Emeğe borçluyuz insanlaşmamızı! Emek sadece amaçlananları değil insanları da etkiler ve yeniden üretir.
Emeğin değerini bilmek gerek.
İlkel komünal düzenin avcı toplayıcı topluluklarının kadınları da önemlidir.
Erkekleri avdayken, meyveleri ve yiyecekleri bitkileri topluyorlardı. Tohumları fark ettiler.
Onlar insanlık tarihinin ilk devrimcileriydiler. Tarım Devrimi onların eseridir.
Kadınlar sayesindedir yerleşik düzene geçmemiz.
Ah, bir de erkek egemenler, toprak parçasını çevirip de "burası benim!" demeseydi! Sahipliğin bilinmediği doğal yaşamlarına "mülkiyet kültürü" nü sokmasalardı!

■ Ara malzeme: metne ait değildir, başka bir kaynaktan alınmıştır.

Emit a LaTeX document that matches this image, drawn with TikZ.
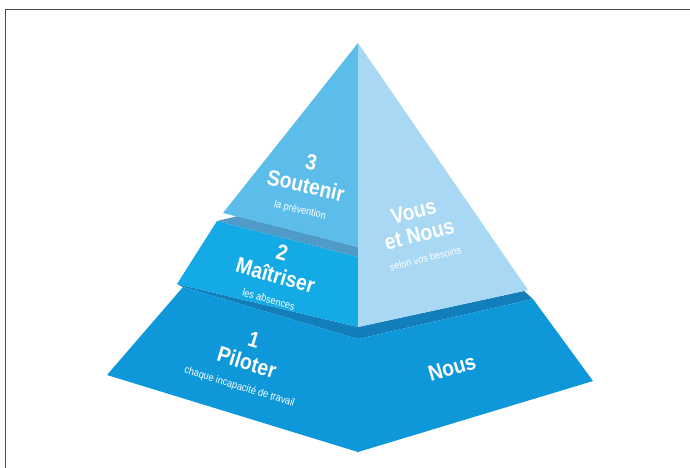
\documentclass[tikz,border=0pt]{standalone}
\usepackage{fontspec}
\setmainfont[FakeStretch=0.88]{Liberation Sans}

\definecolor{lvlthree}{HTML}{5DBDEA}
\definecolor{vousnous}{HTML}{A8D8F3}
\definecolor{lvltwo}{HTML}{14AAE6}
\definecolor{bandtwo}{HTML}{4F9AC6}
\definecolor{bandone}{HTML}{137FBA}
\definecolor{lvlone}{HTML}{0E98D9}
\definecolor{framegray}{HTML}{4D4D4D}

\newcommand{\subline}[1]{{\mdseries\fontsize{10.5}{11}\selectfont #1}}

\tikzset{
  face/.style={fill=#1,draw=none},
  tierlabel/.style={text=white,inner sep=0pt,align=center,
    font=\bfseries\fontsize{22}{23}\selectfont}
}

\begin{document}
\begin{tikzpicture}[x=1pt,y=-1pt]
  \useasboundingbox (0,0) rectangle (690,468);

  % --- Frame (top and left edge only) ---
  \draw[framegray,line width=1.5pt] (690,9.5) -| (5.5,468);

  % --- Corners of the pyramid ---
  \coordinate (apex) at (358,43);
  \coordinate (l3) at (223,213);
  \coordinate (c3) at (358,247);
  \coordinate (l2n) at (238,216);
  \coordinate (l2t) at (217,221);
  \coordinate (c2t) at (358,257);
  \coordinate (c2b) at (358,327);
  \coordinate (l2b) at (177,284);
  \coordinate (r2) at (528,290);
  \coordinate (l1t) at (183,287);
  \coordinate (c1t) at (358,339);
  \coordinate (r1b) at (524,291);
  \coordinate (r1t) at (533,299);
  \coordinate (l1b) at (107,375);
  \coordinate (r1) at (593,381);
  \coordinate (c1b) at (358,452);

  % --- Level 1 ---
  \fill[face=bandone] (l2b) -- (c2b) -- (c1t) -- (l1t) -- cycle;
  \fill[face=bandone] (c2b) -- (r1b) -- (r1t) -- (c1t) -- cycle;
  \fill[face=lvlone] (l1t) -- (c1t) -- (c1b) -- (l1b) -- cycle;
  \fill[face=lvlone] (c1t) -- (r1t) -- (r1) -- (c1b) -- cycle;

  % --- Level 2 ---
  \fill[face=bandtwo] (l2t) -- (l2n) -- (c3) -- (c2t) -- cycle;
  \fill[face=lvltwo] (l2t) -- (c2t) -- (c2b) -- (l2b) -- cycle;

  % --- Level 3 and right face ---
  \fill[face=lvlthree] (apex) -- (l3) -- (c3) -- cycle;
  \fill[face=vousnous] (apex) -- (r2) -- (c2b) -- (c3) -- cycle;

  % --- Labels ---
  \node[tierlabel,rotate=-13] (soutenir) at (306,185)
    {3\\[1pt]Soutenir\\[-2pt]\subline{la prévention}};
  \node[tierlabel,rotate=-16] (maitriser) at (276,274)
    {2\\[1pt]Maîtriser\\[-2pt]\subline{les absences}};
  \node[tierlabel,rotate=-17] (piloter) at (247,362)
    {1\\[1pt]Piloter\\[-2pt]\subline{chaque incapacité de travail}};
  \node[tierlabel,rotate=14] (vousnous) at (419,233)
    {Vous\\[1pt]et Nous\\[-2pt]\subline{selon vos besoins}};
  \node[tierlabel,rotate=16] (nous) at (452,368) {Nous};
\end{tikzpicture}
\end{document}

Ne savaşlar olurdu ne kölelik.
Kadınların değerini bilmek gerekir.
Erkek egemen, mülkiyetçi kültür, tarihsel süreçte Sanayi Devrimi'ne erdi.

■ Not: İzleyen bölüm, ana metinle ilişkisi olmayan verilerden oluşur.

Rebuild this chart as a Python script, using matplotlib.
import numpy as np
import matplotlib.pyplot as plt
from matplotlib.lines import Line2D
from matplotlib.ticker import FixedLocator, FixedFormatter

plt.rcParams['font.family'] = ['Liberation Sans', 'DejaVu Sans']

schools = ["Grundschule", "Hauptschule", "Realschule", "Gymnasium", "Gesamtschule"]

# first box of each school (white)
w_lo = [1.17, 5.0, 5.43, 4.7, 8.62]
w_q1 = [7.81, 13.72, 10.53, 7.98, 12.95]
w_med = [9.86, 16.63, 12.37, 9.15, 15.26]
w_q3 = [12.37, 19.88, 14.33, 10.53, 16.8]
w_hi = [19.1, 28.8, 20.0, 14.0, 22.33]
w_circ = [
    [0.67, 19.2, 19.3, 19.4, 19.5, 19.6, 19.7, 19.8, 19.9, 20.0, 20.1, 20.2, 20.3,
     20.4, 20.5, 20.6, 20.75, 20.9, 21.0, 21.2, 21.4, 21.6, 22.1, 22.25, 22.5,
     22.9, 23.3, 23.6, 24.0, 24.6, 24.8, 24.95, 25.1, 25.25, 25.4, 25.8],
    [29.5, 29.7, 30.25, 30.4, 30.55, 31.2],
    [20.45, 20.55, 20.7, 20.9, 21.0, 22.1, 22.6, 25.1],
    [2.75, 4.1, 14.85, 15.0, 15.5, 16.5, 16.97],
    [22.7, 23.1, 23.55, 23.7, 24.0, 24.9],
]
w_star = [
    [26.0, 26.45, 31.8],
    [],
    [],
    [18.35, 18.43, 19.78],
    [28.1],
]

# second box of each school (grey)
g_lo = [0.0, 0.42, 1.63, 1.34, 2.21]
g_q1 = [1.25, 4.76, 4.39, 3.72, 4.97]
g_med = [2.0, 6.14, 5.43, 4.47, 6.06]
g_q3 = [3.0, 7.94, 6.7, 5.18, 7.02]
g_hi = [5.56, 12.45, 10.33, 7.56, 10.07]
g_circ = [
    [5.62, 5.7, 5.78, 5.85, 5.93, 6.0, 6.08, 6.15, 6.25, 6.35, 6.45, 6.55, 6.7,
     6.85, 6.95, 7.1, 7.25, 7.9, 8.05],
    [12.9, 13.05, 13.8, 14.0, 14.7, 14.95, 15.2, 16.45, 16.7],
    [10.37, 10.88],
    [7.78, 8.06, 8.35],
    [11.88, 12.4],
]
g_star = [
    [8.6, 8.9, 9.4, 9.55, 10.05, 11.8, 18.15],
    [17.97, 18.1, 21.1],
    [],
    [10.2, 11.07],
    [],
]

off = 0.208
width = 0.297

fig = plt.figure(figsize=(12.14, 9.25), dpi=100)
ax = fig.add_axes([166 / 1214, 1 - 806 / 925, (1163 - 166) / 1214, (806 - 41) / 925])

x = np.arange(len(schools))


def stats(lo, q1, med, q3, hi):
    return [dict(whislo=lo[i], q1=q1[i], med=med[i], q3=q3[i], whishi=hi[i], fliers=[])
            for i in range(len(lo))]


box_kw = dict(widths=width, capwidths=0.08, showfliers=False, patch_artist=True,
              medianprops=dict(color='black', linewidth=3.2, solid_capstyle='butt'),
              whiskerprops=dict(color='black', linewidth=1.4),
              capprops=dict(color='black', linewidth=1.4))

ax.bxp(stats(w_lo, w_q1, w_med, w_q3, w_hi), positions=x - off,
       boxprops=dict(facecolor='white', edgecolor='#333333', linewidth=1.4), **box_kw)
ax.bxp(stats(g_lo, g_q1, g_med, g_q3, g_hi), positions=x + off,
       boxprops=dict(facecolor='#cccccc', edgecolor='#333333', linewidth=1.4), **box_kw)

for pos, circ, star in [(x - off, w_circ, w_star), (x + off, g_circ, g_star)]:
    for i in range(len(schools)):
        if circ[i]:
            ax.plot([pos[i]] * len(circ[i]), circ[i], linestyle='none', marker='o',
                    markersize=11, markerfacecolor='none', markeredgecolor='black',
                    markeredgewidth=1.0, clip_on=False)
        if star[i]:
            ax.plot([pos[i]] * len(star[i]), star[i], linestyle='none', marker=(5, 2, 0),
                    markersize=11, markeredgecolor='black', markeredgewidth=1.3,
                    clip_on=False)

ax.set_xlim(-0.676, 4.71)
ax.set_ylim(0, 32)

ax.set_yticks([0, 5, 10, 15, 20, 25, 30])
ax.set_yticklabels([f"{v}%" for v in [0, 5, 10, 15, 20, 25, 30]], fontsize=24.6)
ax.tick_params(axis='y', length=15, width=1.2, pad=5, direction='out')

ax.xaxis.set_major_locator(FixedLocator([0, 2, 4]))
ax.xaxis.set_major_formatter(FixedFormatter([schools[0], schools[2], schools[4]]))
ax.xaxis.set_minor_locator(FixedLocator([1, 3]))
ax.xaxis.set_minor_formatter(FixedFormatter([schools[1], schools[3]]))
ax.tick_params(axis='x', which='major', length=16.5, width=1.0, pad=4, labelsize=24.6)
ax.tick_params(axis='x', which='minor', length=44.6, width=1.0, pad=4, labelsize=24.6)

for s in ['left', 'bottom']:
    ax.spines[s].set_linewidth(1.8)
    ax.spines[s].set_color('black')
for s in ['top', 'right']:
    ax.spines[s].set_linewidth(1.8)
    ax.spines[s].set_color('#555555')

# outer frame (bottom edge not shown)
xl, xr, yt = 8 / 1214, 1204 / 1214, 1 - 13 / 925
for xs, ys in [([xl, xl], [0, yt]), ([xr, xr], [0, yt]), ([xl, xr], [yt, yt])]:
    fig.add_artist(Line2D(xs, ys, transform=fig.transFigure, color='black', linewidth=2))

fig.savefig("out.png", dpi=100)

Artık savaşlarda barut da kullanılır olmuştu.
Dahası nükleere kadar varmıştı savaş silahları. Biyolojik ve kimyasallar zaten kullanılıyordu epeydir. Mülkiyetçi düzenler için yaşam yok ediliyordu.
Barışın değerini bilmek gerekir.
Mülkiyetçi düzen insanlığı tutsak almıştı. Doğayı da sahiplendi. Esasında sahiplenebileceğini zannetti.
Doğanın tepkisi, bozulan dengelere hemen yeni dengeler kurmak oluyordu elbette.
Ama bu yeni dengelerde bazı türlere yer vermiyordu. Yaşam döngüsü bozuluyor, yaşam kısırlaşıyordu.
Doğal yaşamın değerini bilmek gerekir.
İnsansıların insanlaşması o kadar yenidir ki...
Uzay zamanda bir andan bile azdır bu süreç. Bir göz açıp kapama süresinin milyonda biri bile değildir.
İnsanlaşmanın değerini bilmek gerekir.
Emeğin, kadınların, barışın, doğal yaşamın, insanlaşmış olmanın değerlerini bilenler var.
İşte onlar ekolojik komünal toplum amaçlı dünya düzeni için en bilinçli yoğun emeklerini harcıyorlar.
2024'te elbette gerçekleşmeyecek bu ülkü. Ama tohumları saçıldı bin kez!
Önümüzde daha çok yüzyıllar var. Başarılacak mutlaka.
Başarının değerini bilmek gerek.
Barış içinde insanlar, doğal yaşamla bütünleşik; özgür, eşit, kardeşçe; hakça ve onurlu bir yaşamdalar diğer varlıklarla ve tüm canlılarla...
Ekolojik komünal toplumun değerini anlamak gerek!